When CNBC spoke to Bontempo in Athens last week he was preparing for a visit by some of Glory's largest shareholders who collectively manage more than 380 billion euros. With some irony, he told us that the Greek development minister was currently in London presumably hoping to drum up similar kinds of interest.
Glory Resources is the only Public Listed junior company in the country right now, according to Bontempo who believes many other juniors and potential investors are watching Greece's handling of this closely as a test case.
One government official recently admitted to Bontempo that he couldn't call anyone at other relevant ministries to facilitate the process because it would look like he'd taken a bribe.
Foreign companies investing in Greece have sparked concerns that the country won't see any of the returns. Bontempo denies he is stealing Greece's crown jewels. "It will be a 60:40 split in terms of profits between the firm and the government when all levies, costs and taxes are included," he told CNBC.

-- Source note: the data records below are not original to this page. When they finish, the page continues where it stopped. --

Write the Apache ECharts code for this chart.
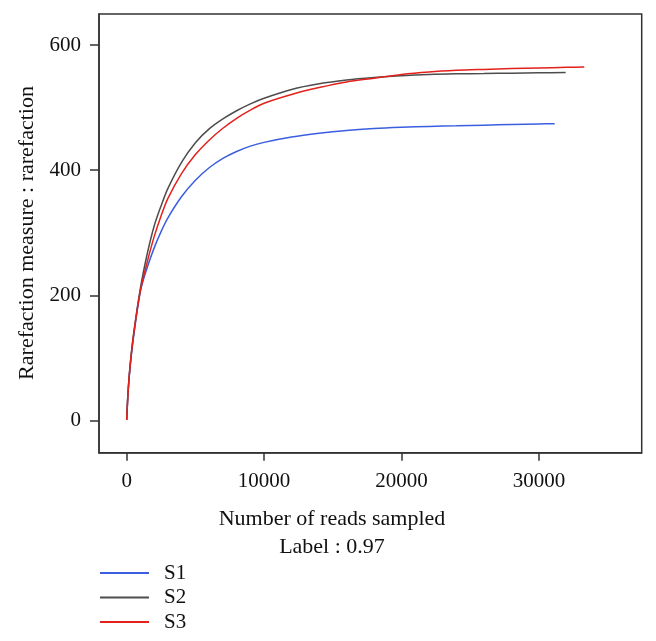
<!DOCTYPE html>
<html>
<head>
<meta charset="utf-8">
<script src="https://cdn.jsdelivr.net/npm/echarts@6/dist/echarts.min.js"></script>
<style>
html,body{margin:0;padding:0;background:#fff;}
#chart{width:656px;height:641px;}
</style>
</head>
<body>
<div id="chart"></div>
<script>
// ---- data ----
const seriesNames = ['S1', 'S2', 'S3'];
const s1X = [0, 100, 250, 500, 1000, 1500, 2000, 2500, 3000, 4000, 5000, 6000, 7000, 8000, 9000, 10000, 12000, 14000, 16000, 18000, 20000, 22000, 24000, 26000, 28000, 30000, 31150];
const s1Y = [1, 45, 86, 134, 207, 245, 276, 302, 324, 358, 384, 404, 419, 430, 438.5, 444.5, 453, 459, 463.5, 466.5, 468.5, 470, 471, 472, 473, 474, 474.3];
const s2X = [0, 100, 250, 500, 1000, 1500, 2000, 2500, 3000, 4000, 5000, 6000, 7000, 8000, 9000, 10000, 12000, 14000, 16000, 18000, 20000, 22000, 24000, 26000, 28000, 30000, 31950];
const s2Y = [1, 46, 89, 138, 212, 267, 311, 343, 371, 413, 444, 466, 482, 495, 506, 515, 529, 538, 544, 548, 551, 553, 554, 554.5, 555, 555.5, 556];
const s3X = [0, 100, 250, 500, 1000, 1500, 2000, 2500, 3000, 4000, 5000, 6000, 7000, 8000, 9000, 10000, 12000, 14000, 16000, 18000, 20000, 22000, 24000, 26000, 28000, 30000, 32000, 33300];
const s3Y = [1, 46, 88, 137, 208, 254, 294, 327, 355, 395, 425, 448, 467, 483, 496, 507, 521, 532, 541, 547, 553, 557, 559.5, 561, 562.3, 563.3, 564.3, 565];
const xTicks = [0, 10000, 20000, 30000];
const yTicks = [0, 200, 400, 600];
const xTitle = 'Number of reads sampled';
const subTitle = 'Label : 0.97';
const yTitle = 'Rarefaction measure : rarefaction';

const colors = ['#3b5ee0', '#4d4d4d', '#e3211c'];
const FONT = 'Liberation Serif';

function pairs(xs, ys) { return xs.map((x, i) => [x, ys[i]]); }
const seriesData = [pairs(s1X, s1Y), pairs(s2X, s2Y), pairs(s3X, s3Y)];

const chart = echarts.init(document.getElementById('chart'), null, {renderer: 'canvas'});
const option = {
  animation: false,
  backgroundColor: '#fff',
  color: colors,
  grid: {
    left: 99, top: 14, width: 542.7, height: 438.7,
    show: true, borderColor: '#333', borderWidth: 1.5, backgroundColor: 'transparent'
  },
  xAxis: {
    type: 'value', min: -2016, max: 37482,
    axisLine: {show: true, onZero: false, lineStyle: {color: '#333', width: 1.5}},
    axisTick: {show: true, length: 8, lineStyle: {color: '#333', width: 1.5}, customValues: xTicks},
    axisLabel: {color: '#111', fontFamily: FONT, fontSize: 21, margin: 18, customValues: xTicks,
      formatter: v => String(v)},
    splitLine: {show: false}
  },
  yAxis: {
    type: 'value', min: -51.1, max: 649.5,
    axisLine: {show: true, onZero: false, lineStyle: {color: '#333', width: 1.5}},
    axisTick: {show: true, length: 9, lineStyle: {color: '#333', width: 1.5}, customValues: yTicks},
    axisLabel: {color: '#111', fontFamily: FONT, fontSize: 21, margin: 18, customValues: yTicks,
      formatter: v => String(v)},
    splitLine: {show: false}
  },
  legend: {
    data: seriesNames,
    orient: 'vertical',
    left: 100, top: 562, height: 120, padding: 0,
    icon: 'rect', itemWidth: 49, itemHeight: 2, itemGap: 2.5,
    textStyle: {fontFamily: FONT, fontSize: 21, color: '#111', lineHeight: 22, padding: [0, 0, 0, 10]}
  },
  graphic: [
    {type: 'text', x: 332, y: 519,
      style: {text: xTitle, font: '22px "Liberation Serif"', fill: '#111', textAlign: 'center', textVerticalAlign: 'middle'}},
    {type: 'text', x: 332, y: 547,
      style: {text: subTitle, font: '22px "Liberation Serif"', fill: '#111', textAlign: 'center', textVerticalAlign: 'middle'}},
    {type: 'text', x: 27, y: 233, rotation: Math.PI / 2,
      style: {text: yTitle, font: '22px "Liberation Serif"', fill: '#111', textAlign: 'center', textVerticalAlign: 'middle'}}
  ],
  series: seriesNames.map((n, i) => ({
    name: n, type: 'line', data: seriesData[i],
    showSymbol: false, symbol: 'none', smooth: 0.3,
    lineStyle: {width: 1.5, color: colors[i]}
  }))
};
chart.setOption(option);
</script>
</body>
</html>
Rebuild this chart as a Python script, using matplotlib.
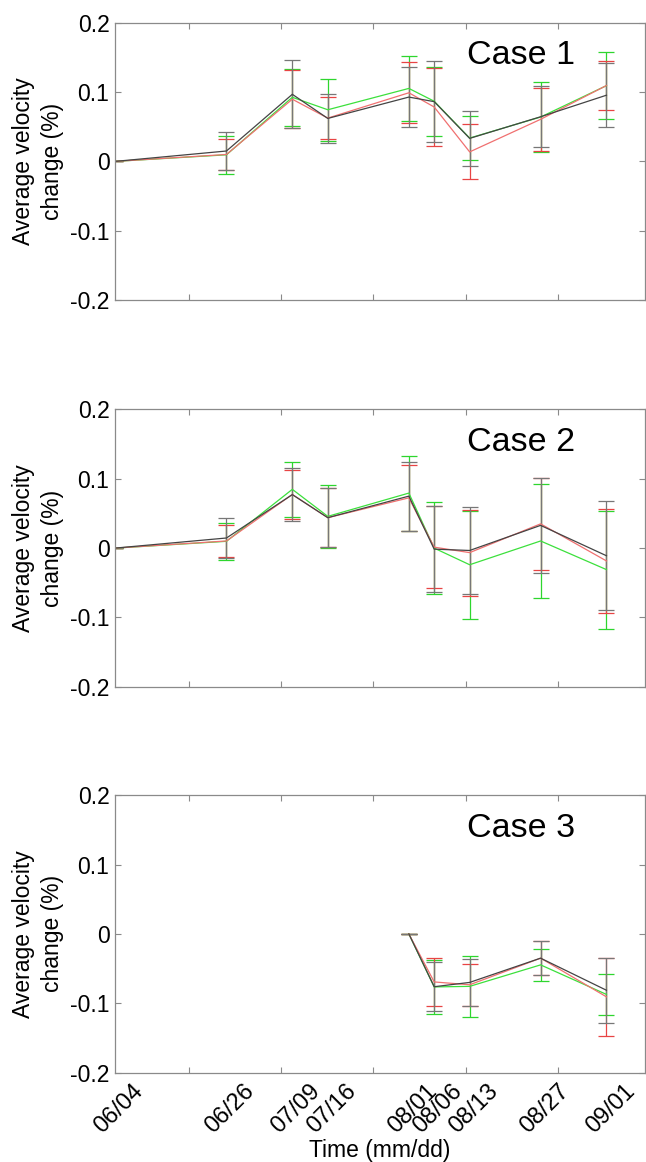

After two years of waiting and little sense of when the Sapes project will be up and running, you have to wonder if Glory Resources has considered pulling the plug. Bontempo's response is emphatic.
"Well that point's not now… We have a strategy with building our local support, there's also going to be some interest in Thrace or regionally, regional and local elections happen in May, so we'll be watching that very closely," he said.
Maybe the breakthrough will come sooner than he realises. On Thursday night the Greek Ministry of Environment, Energy and Climate Change Press Office told CNBC in an emailed statement:
"The Minister of Environment, Energy and Climate Change Yiannis Maniatis will call within the next 15 days a wide meeting with the participation of Glory Resources, local MPs, the local governor, mayors, as well as civil servants of the departments of the Ministry responsible for the mines, so that we can examine the issue in depth."
For now, the Ministry of Environment, Energy and Climate Change will not comment any further on the issue.